- **Stated goal**
Below are records. Copy every line with "this" in it.

+++

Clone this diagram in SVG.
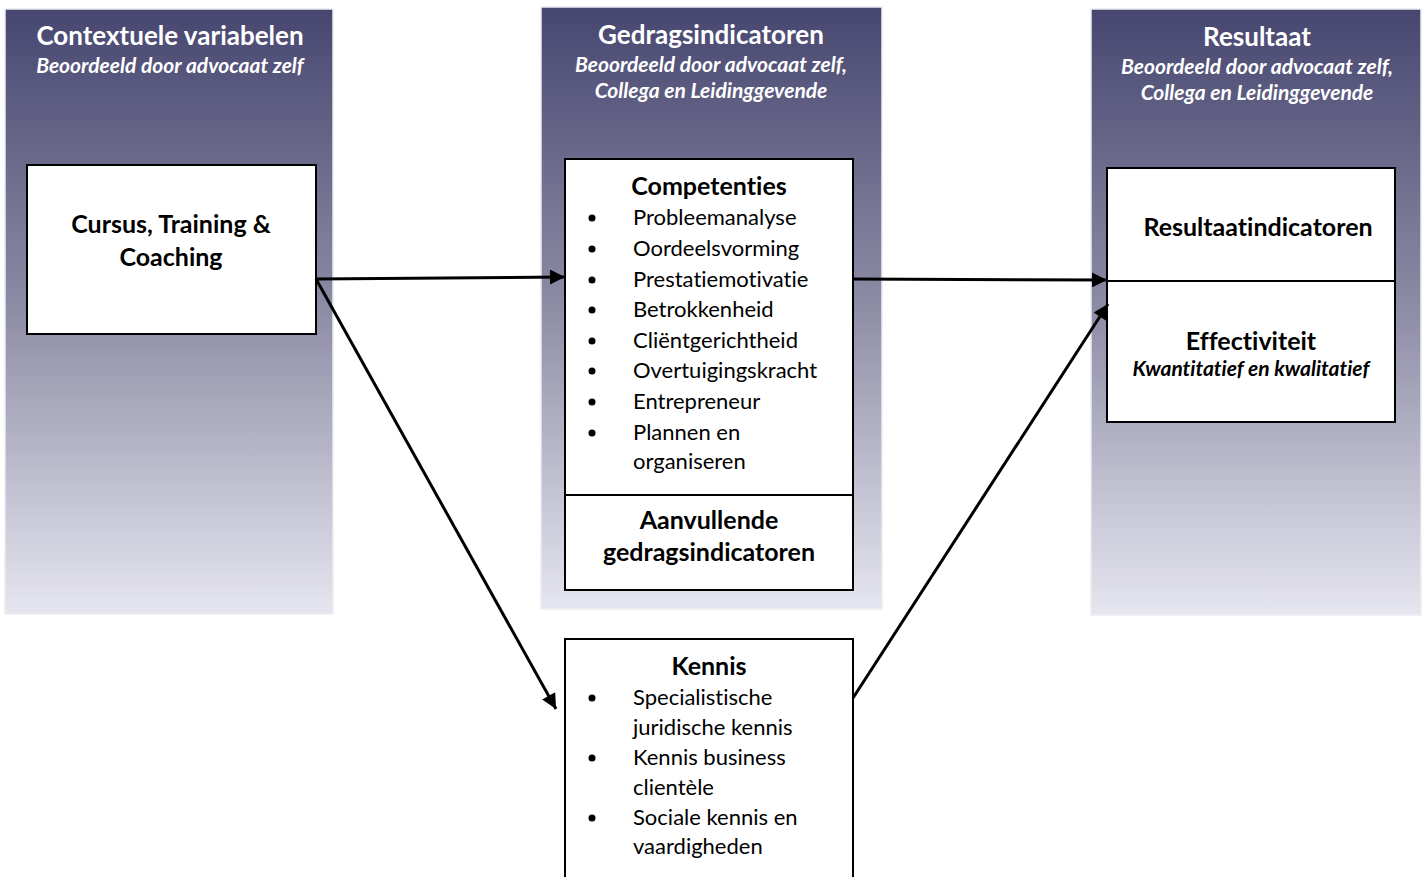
<svg xmlns="http://www.w3.org/2000/svg" width="1428" height="877" viewBox="0 0 1428 877">
<style>
text{font-family:Lato,"Liberation Sans",sans-serif;font-variant-ligatures:none}
.panel{stroke:#ececf2;stroke-width:1.5}
.box{fill:#fff;stroke:#000;stroke-width:2}
.div{stroke:#000;stroke-width:2}
.h{font-weight:bold;font-size:26px;fill:#fff;text-anchor:middle}
.s{font-weight:bold;font-style:italic;font-size:21px;fill:#fff;text-anchor:middle}
.t{font-weight:bold;font-size:25px;fill:#000;text-anchor:middle}
.ti{font-weight:bold;font-style:italic;font-size:21px;fill:#000;text-anchor:middle}
.li{font-size:22px;fill:#000}
.b{fill:#000}
.con{stroke:#000;stroke-width:3;fill:none}
</style>
<defs>
<linearGradient id="g" x1="0" y1="0" x2="0" y2="1">
<stop offset="0" stop-color="#474670"/>
<stop offset="0.5" stop-color="#8e8da6"/>
<stop offset="1" stop-color="#e6e6f0"/>
</linearGradient>
<marker id="arr" viewBox="0 0 10 10" refX="10" refY="5" markerWidth="5.5" markerHeight="5" orient="auto" markerUnits="strokeWidth">
<path d="M0,0 L10,5 L0,10 Z" fill="#000"/>
</marker>
</defs>
<rect width="1428" height="877" fill="#fff"/>

<g id="panel-context">
<rect class="panel" x="5" y="9" width="328" height="605" fill="url(#g)"/>
<text class="h" x="170" y="45">Contextuele variabelen</text>
<text class="s" x="170" y="73">Beoordeeld door advocaat zelf</text>
</g>
<g id="panel-gedrag">
<rect class="panel" x="541" y="7" width="341" height="602" fill="url(#g)"/>
<text class="h" x="711" y="44">Gedragsindicatoren</text>
<text class="s" x="711" y="72">Beoordeeld door advocaat zelf,</text>
<text class="s" x="711" y="98">Collega en Leidinggevende</text>
</g>
<g id="panel-resultaat">
<rect class="panel" x="1091" y="9" width="330" height="606" fill="url(#g)"/>
<text class="h" x="1257" y="46">Resultaat</text>
<text class="s" x="1257" y="74">Beoordeeld door advocaat zelf,</text>
<text class="s" x="1257" y="100">Collega en Leidinggevende</text>
</g>

<g id="node-cursus">
<rect class="box" x="27" y="165" width="289" height="169"/>
<text class="t" x="171" y="233">Cursus, Training &amp;</text>
<text class="t" x="171" y="266">Coaching</text>
</g>

<g id="node-competenties">
<rect class="box" x="565" y="159" width="288" height="431"/>
<line class="div" x1="565" y1="495" x2="853" y2="495"/>
<text class="t" x="709" y="195">Competenties</text>
<circle class="b" cx="592" cy="218" r="3.5"/><text class="li" x="633" y="225">Probleemanalyse</text>
<circle class="b" cx="592" cy="249" r="3.5"/><text class="li" x="633" y="256">Oordeelsvorming</text>
<circle class="b" cx="592" cy="280" r="3.5"/><text class="li" x="633" y="287">Prestatiemotivatie</text>
<circle class="b" cx="592" cy="310" r="3.5"/><text class="li" x="633" y="317">Betrokkenheid</text>
<circle class="b" cx="592" cy="341" r="3.5"/><text class="li" x="633" y="348">Cliëntgerichtheid</text>
<circle class="b" cx="592" cy="371" r="3.5"/><text class="li" x="633" y="378">Overtuigingskracht</text>
<circle class="b" cx="592" cy="402" r="3.5"/><text class="li" x="633" y="409">Entrepreneur</text>
<circle class="b" cx="592" cy="433" r="3.5"/><text class="li" x="633" y="440">Plannen en</text>
<text class="li" x="633" y="469">organiseren</text>
<text class="t" x="709" y="529">Aanvullende</text>
<text class="t" x="709" y="561">gedragsindicatoren</text>
</g>

<g id="node-kennis">
<rect class="box" x="565" y="639" width="288" height="260"/>
<text class="t" x="709" y="675">Kennis</text>
<circle class="b" cx="592" cy="698" r="3.5"/><text class="li" x="633" y="705">Specialistische</text>
<text class="li" x="633" y="735">juridische kennis</text>
<circle class="b" cx="592" cy="758" r="3.5"/><text class="li" x="633" y="765">Kennis business</text>
<text class="li" x="633" y="795">clientèle</text>
<circle class="b" cx="592" cy="818" r="3.5"/><text class="li" x="633" y="825">Sociale kennis en</text>
<text class="li" x="633" y="854">vaardigheden</text>
</g>

<g id="node-resultaat">
<rect class="box" x="1107" y="168" width="288" height="254"/>
<line class="div" x1="1107" y1="281" x2="1395" y2="281"/>
<text class="t" x="1258" y="236">Resultaatindicatoren</text>
<text class="t" x="1251" y="350">Effectiviteit</text>
<text class="ti" x="1251" y="376">Kwantitatief en kwalitatief</text>
</g>

<g id="connectors">
<line class="con" x1="316" y1="279" x2="565" y2="277" marker-end="url(#arr)"/>
<line class="con" x1="316" y1="279" x2="556" y2="709" marker-end="url(#arr)"/>
<line class="con" x1="853" y1="279" x2="1107" y2="280" marker-end="url(#arr)"/>
<line class="con" x1="853" y1="698" x2="1108" y2="304" marker-end="url(#arr)"/>
</g>
</svg>
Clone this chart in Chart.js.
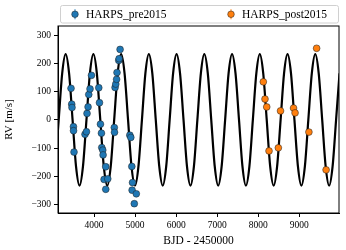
<!DOCTYPE html>
<html>
<head>
<meta charset="utf-8">
<script src="https://cdn.jsdelivr.net/npm/chart.js@4.4.1/dist/chart.umd.min.js"></script>
<style>
  html, body { margin: 0; padding: 0; background: #fff; }
</style>
</head>
<body>
<canvas id="rv" width="346" height="250"></canvas>
<script>
// HARPS radial velocities (BJD - 2450000, m/s)
const preT = [3439, 3456, 3463, 3498, 3500, 3512, 3780, 3815, 3829, 3854, 3871, 3902, 3937,
  4115, 4132, 4156, 4180, 4188, 4212, 4220, 4285, 4244, 4334, 4285,
  4493, 4498, 4512, 4529, 4549, 4559, 4602, 4610, 4634,
  4871, 4895, 4920, 4937, 4927, 5029, 4980];
const preRV = [112, 56, 44, -24, -38, -114, -51, -42, 23, 46, 90, 110, 158,
  114, 61, -15, -47, -98, -107, -124, -166, -211, -209, -246,
  -27, -44, 115, 127, 144, 168, 211, 217, 250,
  -54, -62, -165, -222, -249, -262, -297];

const postT = [8122, 8163, 8205, 8261, 8488, 8541, 8858, 8895, 9232, 9420, 9651];
const postRV = [135, 74, 46, -110, -99, 32, 42, 25, -43, 254, -177];

// model curve (peaks, troughs, crossings and in-between)
const curveT = [3055, 3139, 3224, 3308, 3392, 3477, 3561, 3646, 3730, 3815, 3899, 3984,
  4068, 4152, 4237, 4321, 4406, 4490, 4575, 4659, 4743, 4828, 4912, 4997,
  5081, 5166, 5250, 5334, 5419, 5503, 5588, 5672, 5757, 5841, 5925, 6010,
  6094, 6179, 6263, 6348, 6432, 6516, 6601, 6685, 6770, 6854, 6939, 7023,
  7107, 7192, 7276, 7361, 7445, 7530, 7614, 7698, 7783, 7867, 7952, 8036,
  8120, 8205, 8289, 8374, 8458, 8543, 8627, 8712, 8796, 8880, 8965, 9049,
  9134, 9218, 9303, 9387, 9471, 9556, 9640, 9725, 9809, 9894, 9978];
const curveRV = [-165, 0, 165, 233, 165, 0, -165, -233, -165, 0, 165, 233,
  165, 0, -165, -233, -165, 0, 165, 233, 165, 0, -165, -233,
  -165, 0, 165, 233, 165, 0, -165, -233, -165, 0, 165, 233,
  165, 0, -165, -233, -165, 0, 165, 233, 165, 0, -165, -233,
  -165, 0, 165, 233, 165, 0, -165, -233, -165, 0, 165, 233,
  165, 0, -165, -233, -165, 0, 165, 233, 165, 0, -165, -233,
  -165, 0, 165, 233, 165, 0, -165, -233, -165, 0, 165];

const xTicks = [4000, 5000, 6000, 7000, 8000, 9000];
const yTicks = [-300, -200, -100, 0, 100, 200, 300];

const seriesNames = ['HARPS_pre2015', 'HARPS_post2015'];
const seriesColors = ['#1f77b4', '#ff7f0e'];

const toXY = (xs, ys) => xs.map((x, i) => ({x: x, y: ys[i]}));
const fmt = v => v < 0 ? '\u2212' + Math.abs(v) : String(v);

const serif = '"Liberation Serif", "DejaVu Serif", serif';

// frame around the plot area + matplotlib-like legend box
const framePlugin = {
  id: 'frame',
  afterDatasetsDraw(chart) {
    const {ctx, chartArea: a} = chart;
    ctx.save();
    ctx.strokeStyle = '#000';
    ctx.lineWidth = 1;
    ctx.strokeRect(a.left, a.top, a.right - a.left, a.bottom - a.top);
    ctx.restore();
  },
  afterDraw(chart) {
    const {ctx, chartArea: a} = chart;
    const bx = a.left + 2, by = 5, bw = a.right - a.left - 2, bh = 17.5;
    ctx.save();
    ctx.fillStyle = 'rgba(255,255,255,0.8)';
    ctx.strokeStyle = '#d0d0d0';
    ctx.lineWidth = 1;
    ctx.beginPath();
    ctx.roundRect(bx + 0.5, by + 0.5, bw - 1, bh, 2);
    ctx.fill();
    ctx.stroke();
    ctx.font = '11.5px ' + serif;
    ctx.textBaseline = 'middle';
    const cy = by + bh / 2 + 0.5;
    const itemX = [bx + 15, bx + 171];
    seriesNames.forEach((name, i) => {
      const mx = itemX[i];
      ctx.strokeStyle = seriesColors[i];
      ctx.lineWidth = 1;
      ctx.beginPath();
      ctx.moveTo(mx, cy - 5);
      ctx.lineTo(mx, cy + 5);
      ctx.stroke();
      ctx.beginPath();
      ctx.arc(mx, cy, 3.3, 0, Math.PI * 2);
      ctx.fillStyle = seriesColors[i];
      ctx.fill();
      ctx.strokeStyle = 'rgba(30,30,30,0.85)';
      ctx.lineWidth = 0.6;
      ctx.stroke();
      ctx.fillStyle = '#000';
      ctx.fillText(name, mx + 11, cy + 0.5);
    });
    ctx.restore();
  }
};

const axisCommon = {
  type: 'linear',
  grid: {drawOnChartArea: false, drawTicks: true, tickLength: 4, color: '#000', lineWidth: 1},
  border: {display: true, color: '#000', width: 1},
  ticks: {color: '#000', font: {family: serif, size: 9.5}, callback: fmt}
};

new Chart(document.getElementById('rv'), {
  type: 'scatter',
  data: {
    datasets: [
      {
        type: 'line',
        label: 'model',
        data: toXY(curveT, curveRV),
        borderColor: '#000',
        borderWidth: 2.2,
        pointRadius: 0,
        fill: false,
        cubicInterpolationMode: 'monotone',
        order: 3
      },
      {
        label: seriesNames[0],
        data: toXY(preT, preRV),
        backgroundColor: seriesColors[0],
        borderColor: 'rgba(30,30,30,0.85)',
        borderWidth: 0.6,
        pointRadius: 3.4,
        order: 2
      },
      {
        label: seriesNames[1],
        data: toXY(postT, postRV),
        backgroundColor: seriesColors[1],
        borderColor: 'rgba(30,30,30,0.85)',
        borderWidth: 0.6,
        pointRadius: 3.4,
        order: 1
      }
    ]
  },
  options: {
    responsive: false,
    animation: false,
    layout: {padding: {left: 0, right: 7, top: 26, bottom: 0}},
    plugins: {legend: {display: false}, tooltip: {enabled: false}},
    scales: {
      x: {
        ...axisCommon,
        min: 3122,
        max: 9965,
        afterBuildTicks: s => { s.ticks = xTicks.map(v => ({value: v})); },
        afterFit: s => { s.height = 37; },
        ticks: {...axisCommon.ticks, padding: 3, maxRotation: 0},
        title: {display: true, text: 'BJD - 2450000', color: '#000', font: {family: serif, size: 11.5}, padding: {top: 0, bottom: 2}}
      },
      y: {
        ...axisCommon,
        min: -330,
        max: 333,
        afterBuildTicks: s => { s.ticks = yTicks.map(v => ({value: v})); },
        afterFit: s => { s.width = 58; },
        ticks: {...axisCommon.ticks, padding: 3},
        title: {display: true, text: 'RV [m/s]', color: '#000', font: {family: serif, size: 11}, padding: {top: 3, bottom: 0}}
      }
    }
  },
  plugins: [framePlugin]
});
</script>
</body>
</html>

+++

- **Complete output**
Clone this diagram in SVG.
Clone this chart in Chart.js.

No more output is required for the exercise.